Related to the point about the length of videos used in classrooms, the use (or overuse) of formal language can be overwhelming for students. This is why the context of a subject provides critical dimensions when it comes to learning – a way of dimensionalizing information and knowledge. Additionally, instructors should opt for relatively simple videos that do not compress too much information into a single, even short, time span. The point of the video is to make a strong impact and ensure that the information sticks in the students’ long-term memory.
3. Variety
Variety is the spice of life. The same can be said for the classroom and video learning. As with any approach to education, mixing it up is the best way to maintain student attention and focus, and keep students engaged in and committed to learning. Using the same type of video (i.e., format, visuals, audio, characters, and so on) can become monotonous and counterproductive to the overall objective of instructors employing videos as learning tools in addition to the many Web 2.0 teaching and learning tools now accessible for achieving impact-learning.
In addition to building context through multiple resources, I find that lesson points can be demonstrated far more effectively when variety is brought into play to diverse student learning. Some examples can be perfect for driving a point home in the minds of some students, but it might take two or three attempts using different examples and actual demonstrations to take ideas and turn it into student knowledge and understanding
4. Learning Objectives And "Live" Questions And Comments
I often develop objectives I would like to achieve through the use of videos. Providing a clear and concise list of discussion questions or prompts for student activity can be very useful for meeting these objectives. I also encourage students to raise questions or make comments during the course of videos to avoid what I refer to as tunnel learning, where students are forced to retain their comments and questions until the very end of a video, when the context in which the question or comment being raised has been lost.
5. Handouts
Working with a richness of student learning styles can be complicated by the fact that students also have their own unique personal learning challenges and areas of opportunity that instructors ought to take into account. Students with audio difficulties, for example, would benefit from the use of video featuring subtitles, which can enhance data transfer for students without such characteristics.
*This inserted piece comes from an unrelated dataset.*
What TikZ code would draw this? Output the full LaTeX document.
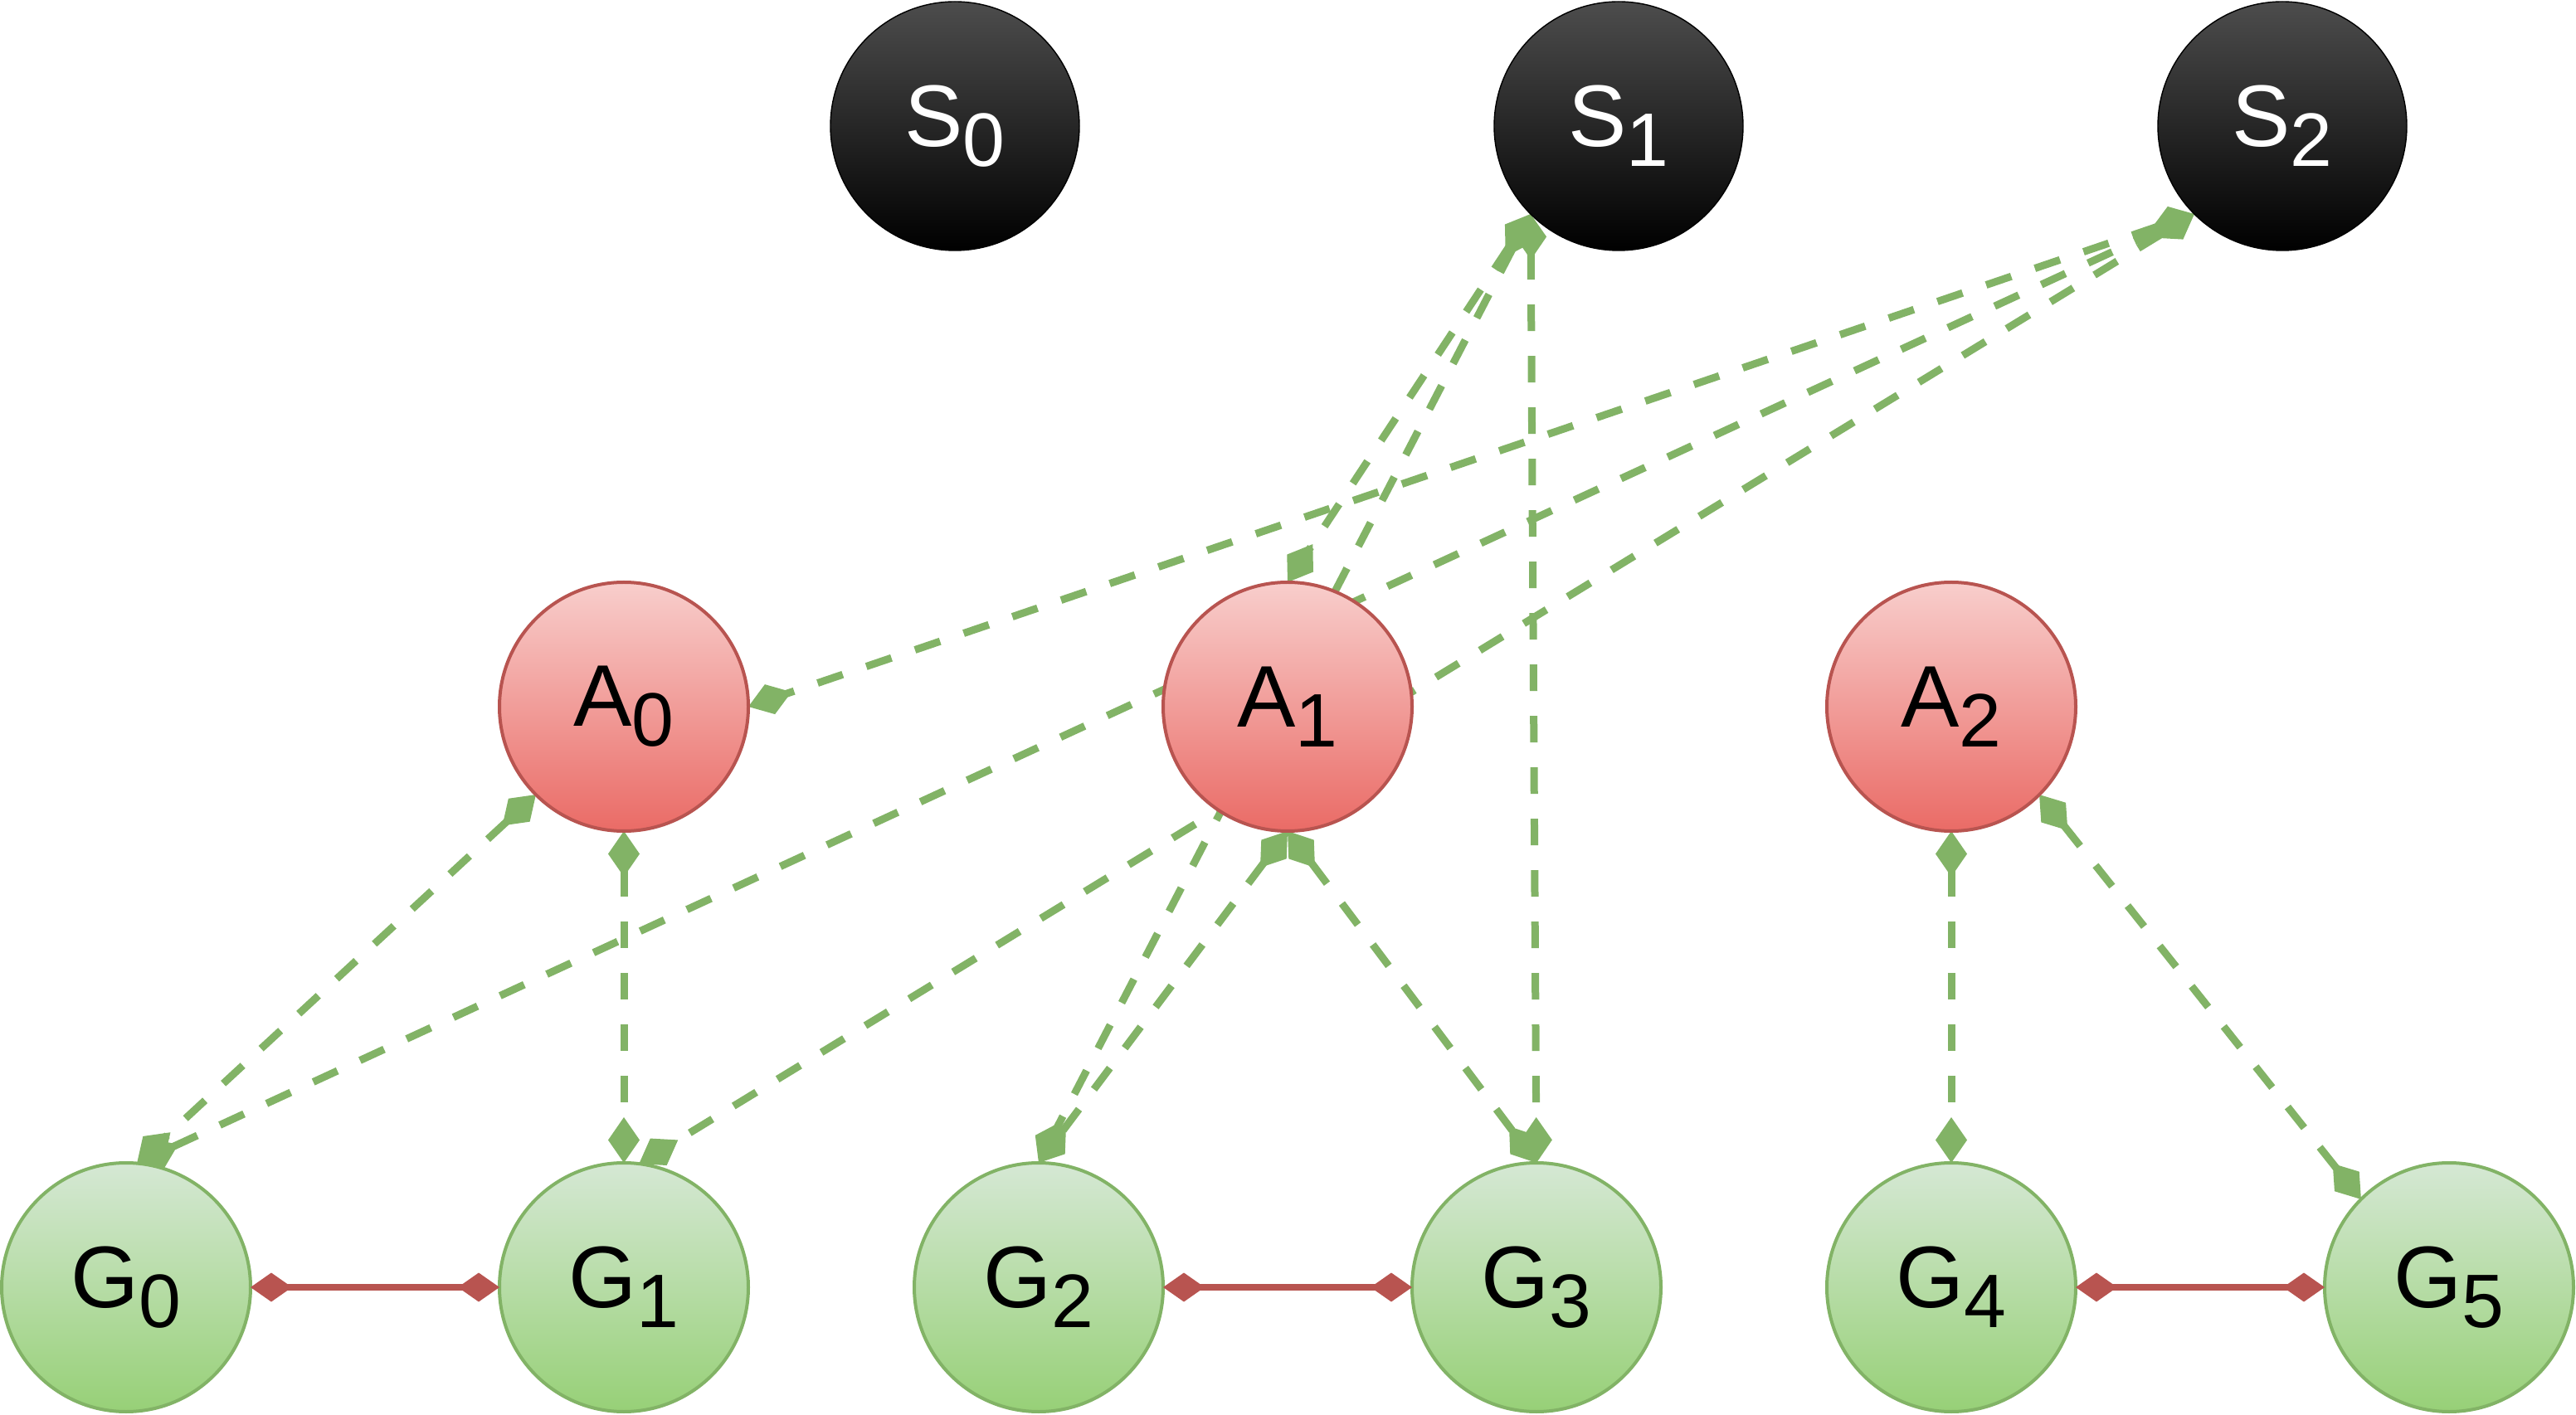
\documentclass[tikz,border=0pt]{standalone}
\usepackage{fontspec}
\setmainfont{Liberation Sans}
\usetikzlibrary{
  arrows.meta,
  positioning,
  backgrounds
}
\definecolor{grnline}{HTML}{82B366}
\definecolor{redline}{HTML}{B85450}
\newcommand{\lowidx}[1]{\raisebox{-0.24cm}{\fontsize{26}{26}\selectfont #1}}

\begin{document}
\begin{tikzpicture}[node distance=5cm,
  nd/.style={circle,minimum size=3cm,inner sep=0pt,outer sep=0pt,font=\fontsize{30}{30}\selectfont},
  snode/.style={nd,draw=black,top color=black!70,bottom color=black,text=white},
  anode/.style={nd,draw=redline,line width=0.04cm,top color={rgb,255:red,248;green,206;blue,204},bottom color={rgb,255:red,234;green,107;blue,102}},
  gnode/.style={nd,draw=grnline,line width=0.04cm,top color={rgb,255:red,213;green,232;blue,212},bottom color={rgb,255:red,151;green,208;blue,119}},
  glink/.style={draw=grnline,line width=0.09cm,dash pattern=on 0.32cm off 0.3cm,{Diamond[length=0.55cm,width=0.38cm,fill=grnline]}-{Diamond[length=0.55cm,width=0.38cm,fill=grnline]}},
  rlink/.style={draw=redline,line width=0.08cm,{Diamond[length=0.5cm,width=0.35cm,fill=redline]}-{Diamond[length=0.5cm,width=0.35cm,fill=redline]}}
]
		\useasboundingbox (0,0) rectangle (31.05,17.05);
		% top row
		\node[snode] (S0) at (11.51,15.53) {S\lowidx{0}};
		\node[snode,right = of S0] (S1) {S\lowidx{1}};
		\node[snode,right = of S1] (S2) {S\lowidx{2}};
		% middle row
		\node[anode] (A0) at (7.52,8.53) {A\lowidx{0}};
		\node[anode,right = of A0] (A1) {A\lowidx{1}};
		\node[anode,right = of A1] (A2) {A\lowidx{2}};
		% bottom row
		\node[gnode,below = 4cm of A0] (G1) {G\lowidx{1}};
		\node[gnode,left = 3cm of G1] (G0) {G\lowidx{0}};
		\node[gnode,right = 2cm of G1] (G2) {G\lowidx{2}};
		\node[gnode,right = 3cm of G2] (G3) {G\lowidx{3}};
		\node[gnode,below = 4cm of A2] (G4) {G\lowidx{4}};
		\node[gnode,right = 3cm of G4] (G5) {G\lowidx{5}};

		\begin{pgfonlayer}{background}
		\draw[glink] (S2.225) -- (A0.east);
		\draw[glink] (S2.225) -- (G0.85);
		\draw[glink] (S2.225) -- (G1.83);
		\draw[glink] (S1.225) -- (A1.north);
		\draw[glink] (S1.225) -- (G2.north);
		\draw[glink] (S1.225) -- (G3.north);
		\draw[glink] (A0.225) -- (G0.85);
		\draw[glink] (A0.south) -- (G1.north);
		\draw[glink] (A1.south) -- (G2.north);
		\draw[glink] (A1.south) -- (G3.north);
		\draw[glink] (A2.south) -- (G4.north);
		\draw[glink] (A2.-45) -- (G5.135);
		\end{pgfonlayer}

		\draw[rlink] (G0) -- (G1);
		\draw[rlink] (G2) -- (G3);
		\draw[rlink] (G4) -- (G5);
	\end{tikzpicture}
\end{document}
Video learning can be further supported through the use of class handouts. Handouts can facilitate learning in very simple but effective ways. They can highlight keywords or text, provide definitions, and distill particular aspects of a video that students can look over and refer to at a later point. Handouts can also come in the form of complete video transcript so that students can reinforce data transfer by reading and re-reading the information discussed in the video.
Final Word
While there is little question that video learning will continue to grow in popularity over the coming years, it is important to keep in mind that video learning should be supplemented with other pedagogical tools, particularly given that no single classroom is likely to be composed of students with identical learning styles.
To reflect the uniqueness and variety of learners and their cognitive processes, instructors need to be strategic about the use of videos as digital tools in education. It is precisely because of the range of student learning styles that video learning has become a fruitful in the (higher) education teaching-learning process an instructor should not shy away from experimenting with interactive video and experiencing it pedagogical value first-hand.